The aforementioned qualities feel even more palatable on Coelacanth's hypnotic disc, The Glass Sponge. Coelacanth is Chasse and Jim Haynes, and I have not a chance in hell of explaining how these two bore the tones and timbres herein. According to the JA Web site, their last performance utilized "tape, shortwave, voice, rust, clocks, etc." To these ears, this music thrums and murmurs like the unified pulse of all aquatic life, but, then again, how do I know what that sounds like?

I don't, really. So, let me mention a few JA bands that sound more overtly folksy (but still warped): the Child Readers (Chasse and Jason Honea), Blithe Sons (Chasse and Donaldson), the Franciscan Hobbies (Chasse, Donaldson, and "friends"), and Hala Strana (Steven R. Smith with help from guess who?). Each one of these bands crafts a unique and often eerie amalgamation of plaintive, minimalist folk-hymns buried in a heavy field-recordings vibe. The Franciscan Hobbies' new disc, Walls Are Stuck, is totally shattered, hobbit-noise, free-folk rock that can also drift and ripple like an Indian raga. Meanwhile, Hala Strana's two-disc set, Fielding, is a massive collection of reworked Slavic/Balkan traditional-folk ingeniously grafted to field recordings evoking lonely street scenes from archaic Hungarian villages.
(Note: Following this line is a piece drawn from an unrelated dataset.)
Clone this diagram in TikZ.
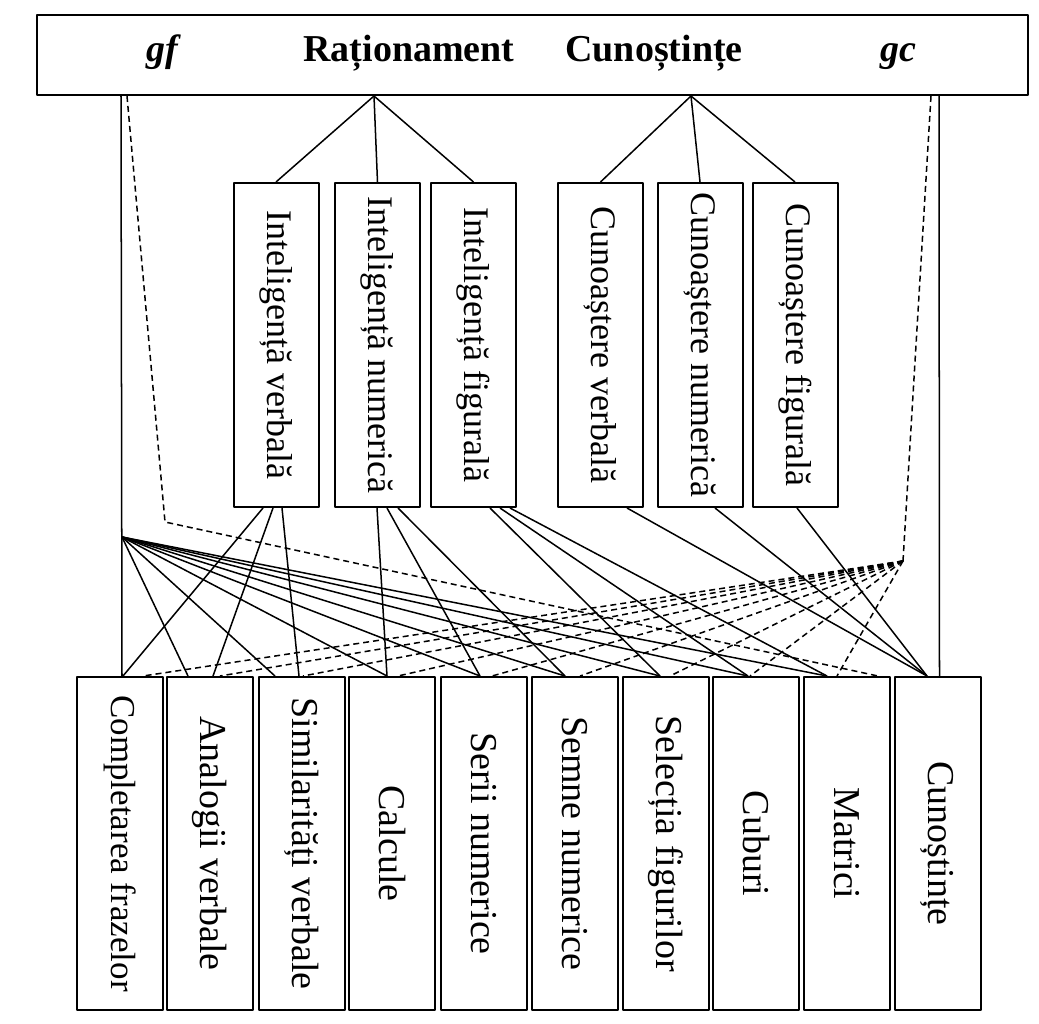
\documentclass[tikz,border=0pt]{standalone}
\usepackage{fontspec}
\setmainfont{Liberation Serif}
\usepackage{graphicx}
\usetikzlibrary{arrows}

\begin{document}
\begin{tikzpicture}[>=latex,line join=bevel,x=0.5pt,y=-0.5pt,
  head/.style={inner sep=0pt,anchor=base,font=\fontsize{19}{22}\selectfont\bfseries},
  factor/.style={draw,line width=1pt,inner sep=0pt,minimum width=42.5pt,minimum height=162pt,font=\fontsize{18}{21}\selectfont},
  test/.style={draw,line width=1pt,inner sep=0pt,minimum width=43pt,minimum height=166.5pt,font=\fontsize{19}{22}\selectfont},
  weak/.style={dash pattern=on 3pt off 2pt}]
  \pgfsetlinewidth{0.75bp}
  \useasboundingbox (0,0) rectangle (1039,1023);
%%
  % Node: top
  \node[draw,line width=1pt,minimum width=495.5pt,minimum height=40pt] (top) at (532.5,55) {};
  \node[head] (gf) at (162,61) {\itshape gf};
  \node[head] (rat) at (409,61) {Raționament};
  \node[head] (cun) at (654,61) {Cunoștințe};
  \node[head] (gc) at (898,61) {\itshape gc};
  \coordinate (rathub) at ([xshift=169pt]top.south west);
  \coordinate (cunhub) at ([xshift=327.5pt]top.south west);
  % Node: group factors
  \node[factor] (intverb) at (276,345) {\rotatebox{-90}{Inteligență verbală}};
  \node[factor] (intnum) at (377.5,345) {\rotatebox{-90}{Inteligență numerică}};
  \node[factor] (intfig) at (473.5,345) {\rotatebox{-90}{Inteligență figurală}};
  \node[factor] (cunverb) at (600.5,345) {\rotatebox{-90}{Cunoaștere verbală}};
  \node[factor] (cunnum) at (700,345) {\rotatebox{-90}{Cunoaștere numerică}};
  \node[factor] (cunfig) at (795,345) {\rotatebox{-90}{Cunoaștere figurală}};
  % Node: tests
  \node[test,font=\fontsize{17.5}{21}\selectfont] (complet) at (120,843.5) {\rotatebox{-90}{Completarea frazelor}};
  \node[test] (analog) at (210,843.5) {\rotatebox{-90}{Analogii verbale}};
  \node[test] (simil) at (301.5,843.5) {\rotatebox{-90}{Similarități verbale}};
  \node[test] (calcule) at (392,843.5) {\rotatebox{-90}{Calcule}};
  \node[test] (serii) at (483.5,843.5) {\rotatebox{-90}{Serii numerice}};
  \node[test] (semne) at (575,843.5) {\rotatebox{-90}{Semne numerice}};
  \node[test] (selectie) at (665.5,843.5) {\rotatebox{-90}{Selecția figurilor}};
  \node[test] (cuburi) at (756,843.5) {\rotatebox{-90}{Cuburi}};
  \node[test] (matrici) at (847,843.5) {\rotatebox{-90}{Matrici}};
  \node[test] (cunost) at (937.5,843.5) {\rotatebox{-90}{Cunoștințe}};
  % hubs of gf and gc
  \coordinate (gfhub) at (122,537);
  \coordinate (gfbend) at (165,522);
  \coordinate (gchub) at (903,561);
%%
  % Edge: rat -> intverb, intnum, intfig
  \draw (rathub) -- (intverb.north);
  \draw (rathub) -- (intnum.north);
  \draw (rathub) -- (intfig.north);
  % Edge: cun -> cunverb, cunnum, cunfig
  \draw (cunhub) -- (cunverb.north);
  \draw (cunhub) -- (cunnum.north);
  \draw (cunhub) -- (cunfig.north);
  % Edge: intverb -> complet, analog, simil
  \draw ([xshift=-6.5pt]intverb.south) -- ([xshift=1.5pt]complet.north);
  \draw ([xshift=-1.5pt]intverb.south) -- ([xshift=1.5pt]analog.north);
  \draw ([xshift=3pt]intverb.south) -- ([xshift=-1.25pt]simil.north);
  % Edge: intnum -> calcule, serii, semne
  \draw ([xshift=-0.25pt]intnum.south) -- ([xshift=-2.5pt]calcule.north);
  \draw ([xshift=4.75pt]intnum.south) -- ([xshift=-1.75pt]serii.north);
  \draw ([xshift=10.25pt]intnum.south) -- ([xshift=-5pt]semne.north);
  % Edge: intfig -> selectie, cuburi, matrici
  \draw ([xshift=8.25pt]intfig.south) -- ([xshift=-2.75pt]selectie.north);
  \draw ([xshift=13.25pt]intfig.south) -- ([xshift=-4pt]cuburi.north);
  \draw ([xshift=18.25pt]intfig.south) -- ([xshift=-10pt]matrici.north);
  % Edge: cunverb, cunnum, cunfig -> cunost
  \draw ([xshift=13.25pt]cunverb.south) -- ([xshift=-5.25pt]cunost.north);
  \draw ([xshift=7.5pt]cunnum.south) -- ([xshift=-5.25pt]cunost.north);
  \draw ([xshift=1pt]cunfig.south) -- ([xshift=-5.25pt]cunost.north);
  % Edge: gf -> complet (solid), gf -> matrici (dashed)
  \draw ([xshift=42.5pt]top.south west) -- ([xshift=1pt]complet.north);
  \draw[weak] ([xshift=45.5pt]top.south west) -- (gfbend) -- ([xshift=15.5pt]matrici.north);
  % Edge: gf -> reasoning tests
  \draw (gfhub) -- ([xshift=-11pt]analog.north);
  \draw (gfhub) -- ([xshift=-13.25pt]simil.north);
  \draw (gfhub) -- ([xshift=-2.5pt]calcule.north);
  \draw (gfhub) -- ([xshift=-1.75pt]serii.north);
  \draw (gfhub) -- ([xshift=-5pt]semne.north);
  \draw (gfhub) -- ([xshift=-2.75pt]selectie.north);
  \draw (gfhub) -- ([xshift=-4pt]cuburi.north);
  \draw (gfhub) -- ([xshift=-10pt]matrici.north);
  % Edge: gc -> cunost (solid)
  \draw ([xshift=451.5pt]top.south west) -- ([xshift=1pt]cunost.north);
  % Edge: gc -> reasoning tests (dashed)
  \draw[weak] ([xshift=447.5pt]top.south west) -- (gchub);
  \draw[weak] (gchub) -- ([xshift=11.5pt]complet.north);
  \draw[weak] (gchub) -- ([xshift=5pt]analog.north);
  \draw[weak] (gchub) -- ([xshift=0.75pt]simil.north);
  \draw[weak] (gchub) -- ([xshift=3pt]calcule.north);
  \draw[weak] (gchub) -- ([xshift=4.25pt]serii.north);
  \draw[weak] (gchub) -- ([xshift=2.5pt]semne.north);
  \draw[weak] (gchub) -- ([xshift=2.25pt]selectie.north);
  \draw[weak] (gchub) -- ([xshift=-3pt]cuburi.north);
  \draw[weak] (gchub) -- ([xshift=-5pt]matrici.north);
%
\end{tikzpicture}
\end{document}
Now, somewhere back in paragraph No. 6, I mentioned delicate folk-pop, and that referred to the Skygreen Leopards (Donaldson and Donovan Quinn), and their latest release, Life and Love in Sparrow's Meadows. Here's the skinny about the Leopards. If the Jewelled Antler aesthetic generally comes off rather sober and contemplative, à la the mysticism of William Blake, then the feathery, slurred falsettos of Donaldson and Quinn are ecstatic and wholeheartedly wasted on nature's splendor, à la the romanticism of William Wordsworth. The Leopards (who often record out at some East Bay ranch) blissfully twang and strum their guitars and pick 'n' pluck away at the strings. A tattered nest of rattles, flutes, mouth organs, wood blocks, hand drums, and tambourines maintains an impish, acid-electric pace. These tunes feel old, as if they were actually crafted before their influences, the classic jangle of the Byrds and the Monkees. In fact, they sound so off-the-cuff spontaneous and beyond time that the Leopards surely lifted them from our collective unconscious. (And I apologize for my cosmo-mystic babble, but in the words of the Leopards themselves, "I don't mean to seem like some 15th-century king/ I just want to sing of these flowers and things.") Anyway, I truly believe this is the quintessential modern Californian pop album for getting stoned to on beautiful days and wandering Highway 1, Mount Tamalpais, and (my fave) Point Reyes, just like the Dead's American Beauty and CSN&Y's Déjà Vu must have been the quintessential albums for our hippie ancestors doing the exact same things.

And finally, there is this intense little disc titled Winged Leaves by the Ivytree. The Ivytree is Donaldson somber, quiet, and alone with his quiet falsetto, which resembles that of a medium channeling. Wounded, broken phrases repeatedly evaporate into a choked, dead-of-night cry, the backdrop being a compacted blend of barely picked six-string, banjo, and baroque touches of tambourine, whistle, pitch pipe, and bells. Throughout the disc, these vocal-lead trances alternate with equally expressive instrumentals: minimal but dense layers of muted organ, softly crackling radio static, and accordion. I turned numb on my first listening as I reached the disc's midway point. So I switched on my computer and began typing, "I know who the best acid-folk singer in the Bay Area is and his name isn't Joanna Newsom or Six Organs of Admittance it's --," and I stopped because that sentence is so totally boring; it doesn't understand the mystery. So I just closed my eyes.